The most prominent recent example of this happened at Delaware Valley Charter High School. The District is withholding $820,000 from the long-troubled charter, according to the Philadelphia Inquirer. Roughly a quarter of the money owed – about $216,000 – stems from delinquent PSERS payments.

The Inquirer reported that teachers from DelVal contacted Monson, saying that the District’s withholding hurts them – they aren’t getting paychecks, even though they aren’t the ones at fault. Monson explained the issues to them, but did not change his stance.

Delaware Valley, says Monson, is the only currently operating charter that has consistently failed to meet its pension obligations. But it’s far from the only charter in Philadelphia to miss a payment.

In June, eight charter schools failed to pay all or some of their pension obligations and the District had to withhold roughly $728,000. Last June, there were 13 delinquent charters, with missed payments totaling about $729,000. In the past year, the District’s monthly withholdings have climbed as high as $1.4 million, according to Monson.

In many of those cases, says Monson, the missed payments are small – some less than $5,000 – and stem from honest miscalculations by the schools of what they owe. In other cases, schools miss their payments. In still other cases, says Monson, schools in financial distress can leverage a missed pension payment as a sort of no-penalty extension.
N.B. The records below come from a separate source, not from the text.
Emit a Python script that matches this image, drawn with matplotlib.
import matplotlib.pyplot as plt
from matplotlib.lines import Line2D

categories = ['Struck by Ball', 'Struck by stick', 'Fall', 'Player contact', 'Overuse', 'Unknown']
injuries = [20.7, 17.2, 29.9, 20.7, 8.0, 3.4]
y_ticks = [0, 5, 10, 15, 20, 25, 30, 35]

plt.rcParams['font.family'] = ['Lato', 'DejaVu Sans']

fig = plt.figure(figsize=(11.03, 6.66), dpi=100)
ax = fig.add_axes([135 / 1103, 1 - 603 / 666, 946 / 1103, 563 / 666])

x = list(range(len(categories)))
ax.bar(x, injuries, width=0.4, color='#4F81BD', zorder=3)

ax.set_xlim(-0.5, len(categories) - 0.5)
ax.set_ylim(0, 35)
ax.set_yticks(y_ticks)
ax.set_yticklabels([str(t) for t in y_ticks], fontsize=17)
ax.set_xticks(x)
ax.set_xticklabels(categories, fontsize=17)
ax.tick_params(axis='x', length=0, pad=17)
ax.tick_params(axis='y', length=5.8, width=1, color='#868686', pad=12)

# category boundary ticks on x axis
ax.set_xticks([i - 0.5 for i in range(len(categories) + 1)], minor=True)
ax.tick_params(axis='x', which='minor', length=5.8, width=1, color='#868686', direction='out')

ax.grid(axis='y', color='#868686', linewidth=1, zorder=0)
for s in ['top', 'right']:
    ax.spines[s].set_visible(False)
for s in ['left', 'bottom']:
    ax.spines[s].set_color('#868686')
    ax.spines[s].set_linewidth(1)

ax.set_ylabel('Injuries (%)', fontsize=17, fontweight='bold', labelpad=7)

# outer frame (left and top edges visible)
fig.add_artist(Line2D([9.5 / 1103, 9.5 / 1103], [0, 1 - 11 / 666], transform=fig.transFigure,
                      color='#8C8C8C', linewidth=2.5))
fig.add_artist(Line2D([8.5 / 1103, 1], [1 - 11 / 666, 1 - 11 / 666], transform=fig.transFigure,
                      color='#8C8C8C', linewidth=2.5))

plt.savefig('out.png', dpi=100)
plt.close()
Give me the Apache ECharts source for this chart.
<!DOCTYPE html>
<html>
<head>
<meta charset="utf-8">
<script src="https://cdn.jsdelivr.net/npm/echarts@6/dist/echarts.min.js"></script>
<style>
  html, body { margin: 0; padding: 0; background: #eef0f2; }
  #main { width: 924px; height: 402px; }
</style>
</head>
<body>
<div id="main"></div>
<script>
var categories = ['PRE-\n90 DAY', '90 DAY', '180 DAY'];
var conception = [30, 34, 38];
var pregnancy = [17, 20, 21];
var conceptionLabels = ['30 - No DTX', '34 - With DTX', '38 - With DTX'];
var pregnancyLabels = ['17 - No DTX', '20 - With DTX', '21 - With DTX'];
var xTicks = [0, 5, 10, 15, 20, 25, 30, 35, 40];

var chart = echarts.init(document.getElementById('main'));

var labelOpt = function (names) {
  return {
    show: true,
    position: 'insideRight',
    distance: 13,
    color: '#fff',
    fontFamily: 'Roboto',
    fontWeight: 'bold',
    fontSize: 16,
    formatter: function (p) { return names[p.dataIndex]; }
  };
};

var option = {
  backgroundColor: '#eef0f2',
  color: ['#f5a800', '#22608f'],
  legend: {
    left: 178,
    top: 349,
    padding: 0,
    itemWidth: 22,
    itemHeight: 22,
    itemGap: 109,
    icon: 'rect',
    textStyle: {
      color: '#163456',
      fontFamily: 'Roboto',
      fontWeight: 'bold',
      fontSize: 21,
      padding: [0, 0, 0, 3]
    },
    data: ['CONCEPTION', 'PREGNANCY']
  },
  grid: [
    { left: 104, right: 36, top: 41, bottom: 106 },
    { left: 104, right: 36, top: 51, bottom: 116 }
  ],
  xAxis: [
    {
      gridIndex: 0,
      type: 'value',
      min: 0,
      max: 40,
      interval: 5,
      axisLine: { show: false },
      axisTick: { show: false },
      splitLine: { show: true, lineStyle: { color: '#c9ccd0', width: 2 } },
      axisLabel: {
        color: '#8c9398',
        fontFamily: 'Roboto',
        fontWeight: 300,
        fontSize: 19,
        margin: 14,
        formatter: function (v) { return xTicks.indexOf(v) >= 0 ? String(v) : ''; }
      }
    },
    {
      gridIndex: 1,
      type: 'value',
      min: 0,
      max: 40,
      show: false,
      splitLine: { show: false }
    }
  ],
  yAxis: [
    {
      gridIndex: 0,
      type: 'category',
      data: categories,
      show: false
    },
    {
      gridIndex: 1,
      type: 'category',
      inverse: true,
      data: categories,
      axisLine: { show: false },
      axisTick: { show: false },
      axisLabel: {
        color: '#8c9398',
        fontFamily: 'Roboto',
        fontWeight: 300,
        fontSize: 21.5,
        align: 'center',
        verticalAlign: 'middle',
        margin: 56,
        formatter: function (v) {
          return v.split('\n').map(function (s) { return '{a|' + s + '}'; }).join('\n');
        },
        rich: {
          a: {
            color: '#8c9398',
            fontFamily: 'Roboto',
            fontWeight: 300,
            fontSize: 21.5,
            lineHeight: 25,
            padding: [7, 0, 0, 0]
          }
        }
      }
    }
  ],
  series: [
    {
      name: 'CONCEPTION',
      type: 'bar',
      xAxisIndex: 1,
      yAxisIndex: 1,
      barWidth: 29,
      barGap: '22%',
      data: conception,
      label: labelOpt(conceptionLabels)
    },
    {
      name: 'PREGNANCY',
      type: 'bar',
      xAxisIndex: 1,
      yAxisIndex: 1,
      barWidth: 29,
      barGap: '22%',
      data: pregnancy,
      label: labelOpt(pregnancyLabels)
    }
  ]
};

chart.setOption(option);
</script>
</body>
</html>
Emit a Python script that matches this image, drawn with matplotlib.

Because of the path that charter money takes in Pennsylvania, it can be up to three months before a missed pension payment by a charter school results in funds actually being withheld.

“Schools that choose to take advantage essentially get a float for awhile," says Monson.

Monson says the last charter to habitually miss its pension payments was Walter D. Palmer Leadership Learning Partners, which closed suddenly at the end of 2014 amid financial troubles. Before shutting its doors, Palmer missed payments of $600,000, according to District documents at the time. Under the law, the District, not the state, would be on the hook for that money.

“It can be a fiscal red flag when schools are not able to make their routine, regular payments,” says Monson. “That causes us some concern to look at the overall financial issues.”

The pension payment loophole is simply the latest oddity to arise from Pennsylvania’s much-criticized charter law.

It hasn’t been substantially revised since its passage in 1997, and the law became a flashpoint in Harrisburg during the recent budget negotiations. Despite a strong push by charter advocates to make substantial changes in the law as part of the budget deal, legislative leaders ultimately put off the issue until later.

Proponents stressed that the revisions they championed would increase charter accountability and transparency and review the problematic charter payment system. But opponents, including Philadelphia Schools Superintendent William Hite, argued that as written, the legislation would have limited districts’ ability to control charter growth and manage their quality. He and others have long said that unfettered charter growth produces a crippling financial drain on District schools.

Hite said that he planned to establish a committee of District and charter representatives to look at the entire charter payment system and make recommendations to the state. Lawmakers indicated that they would resume the battle over changes to the charter law in the fall.